Description of the task
Check each line of the material. Copy those containing "picture".
── Dataset extract
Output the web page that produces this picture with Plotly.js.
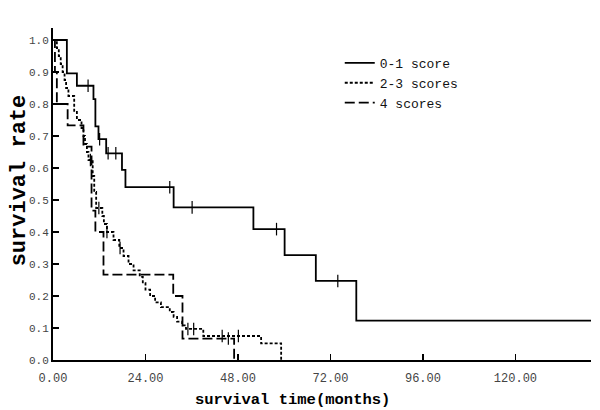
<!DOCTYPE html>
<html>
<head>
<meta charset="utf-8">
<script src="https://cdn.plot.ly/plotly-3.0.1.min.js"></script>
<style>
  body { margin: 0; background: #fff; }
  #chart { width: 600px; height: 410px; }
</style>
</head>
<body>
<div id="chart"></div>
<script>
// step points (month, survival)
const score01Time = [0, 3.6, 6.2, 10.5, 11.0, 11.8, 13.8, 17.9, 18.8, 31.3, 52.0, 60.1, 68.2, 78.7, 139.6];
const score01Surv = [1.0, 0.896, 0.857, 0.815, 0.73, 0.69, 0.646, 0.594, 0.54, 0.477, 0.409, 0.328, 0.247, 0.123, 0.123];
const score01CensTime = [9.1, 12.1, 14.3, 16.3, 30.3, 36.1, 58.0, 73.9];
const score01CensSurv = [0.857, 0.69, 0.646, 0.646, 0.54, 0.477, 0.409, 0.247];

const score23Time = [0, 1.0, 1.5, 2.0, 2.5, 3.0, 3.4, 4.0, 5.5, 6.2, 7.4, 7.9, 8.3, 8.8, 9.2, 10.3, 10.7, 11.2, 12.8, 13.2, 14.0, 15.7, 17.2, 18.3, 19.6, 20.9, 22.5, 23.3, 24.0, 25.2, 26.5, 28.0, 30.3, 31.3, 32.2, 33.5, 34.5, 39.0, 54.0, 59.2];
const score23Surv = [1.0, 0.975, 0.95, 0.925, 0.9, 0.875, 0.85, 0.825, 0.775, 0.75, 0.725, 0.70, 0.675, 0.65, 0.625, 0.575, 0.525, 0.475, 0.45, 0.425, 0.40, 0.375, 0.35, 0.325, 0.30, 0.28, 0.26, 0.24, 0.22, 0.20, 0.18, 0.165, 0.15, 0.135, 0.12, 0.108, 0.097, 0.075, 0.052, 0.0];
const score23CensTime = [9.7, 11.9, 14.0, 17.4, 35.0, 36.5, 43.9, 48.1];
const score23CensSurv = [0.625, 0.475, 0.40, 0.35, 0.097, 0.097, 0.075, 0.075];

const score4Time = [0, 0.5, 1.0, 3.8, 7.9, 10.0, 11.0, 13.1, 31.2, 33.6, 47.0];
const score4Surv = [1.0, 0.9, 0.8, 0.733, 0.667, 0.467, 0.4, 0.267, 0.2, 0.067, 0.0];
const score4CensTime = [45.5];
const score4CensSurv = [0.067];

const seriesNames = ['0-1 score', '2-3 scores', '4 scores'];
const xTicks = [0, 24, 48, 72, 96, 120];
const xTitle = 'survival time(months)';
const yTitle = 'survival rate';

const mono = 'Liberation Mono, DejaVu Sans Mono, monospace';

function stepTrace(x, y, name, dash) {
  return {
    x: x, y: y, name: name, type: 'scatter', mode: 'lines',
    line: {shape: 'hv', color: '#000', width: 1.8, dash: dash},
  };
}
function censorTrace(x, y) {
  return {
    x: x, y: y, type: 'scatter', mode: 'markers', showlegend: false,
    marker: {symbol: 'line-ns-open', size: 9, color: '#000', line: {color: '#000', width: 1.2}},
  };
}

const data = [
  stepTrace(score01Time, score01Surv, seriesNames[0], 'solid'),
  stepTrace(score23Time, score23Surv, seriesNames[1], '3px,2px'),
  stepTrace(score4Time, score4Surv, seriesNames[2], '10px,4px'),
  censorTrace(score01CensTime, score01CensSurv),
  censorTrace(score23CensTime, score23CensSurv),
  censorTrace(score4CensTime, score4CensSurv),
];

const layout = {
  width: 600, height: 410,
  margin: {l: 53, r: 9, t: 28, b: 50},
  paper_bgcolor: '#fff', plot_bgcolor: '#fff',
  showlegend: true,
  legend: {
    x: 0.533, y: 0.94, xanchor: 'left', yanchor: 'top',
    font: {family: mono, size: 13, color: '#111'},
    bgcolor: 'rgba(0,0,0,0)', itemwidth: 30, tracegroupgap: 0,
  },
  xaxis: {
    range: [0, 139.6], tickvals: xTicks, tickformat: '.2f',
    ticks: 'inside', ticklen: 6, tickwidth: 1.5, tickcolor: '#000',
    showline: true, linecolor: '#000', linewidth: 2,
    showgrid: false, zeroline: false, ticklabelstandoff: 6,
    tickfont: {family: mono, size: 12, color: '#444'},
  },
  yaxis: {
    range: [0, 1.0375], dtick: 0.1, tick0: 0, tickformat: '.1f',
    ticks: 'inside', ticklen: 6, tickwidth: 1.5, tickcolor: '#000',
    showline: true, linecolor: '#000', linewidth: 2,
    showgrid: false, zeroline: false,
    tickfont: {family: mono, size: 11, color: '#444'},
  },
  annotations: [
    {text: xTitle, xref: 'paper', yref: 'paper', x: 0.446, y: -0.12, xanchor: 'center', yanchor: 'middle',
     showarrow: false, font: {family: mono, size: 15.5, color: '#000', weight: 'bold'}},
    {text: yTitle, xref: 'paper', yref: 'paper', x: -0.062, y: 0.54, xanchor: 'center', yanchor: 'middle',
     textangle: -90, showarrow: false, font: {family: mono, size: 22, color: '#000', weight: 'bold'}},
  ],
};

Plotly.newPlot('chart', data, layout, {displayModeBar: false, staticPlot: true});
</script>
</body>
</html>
────
Complete answer
Output the web page that produces this picture with Plotly.js.

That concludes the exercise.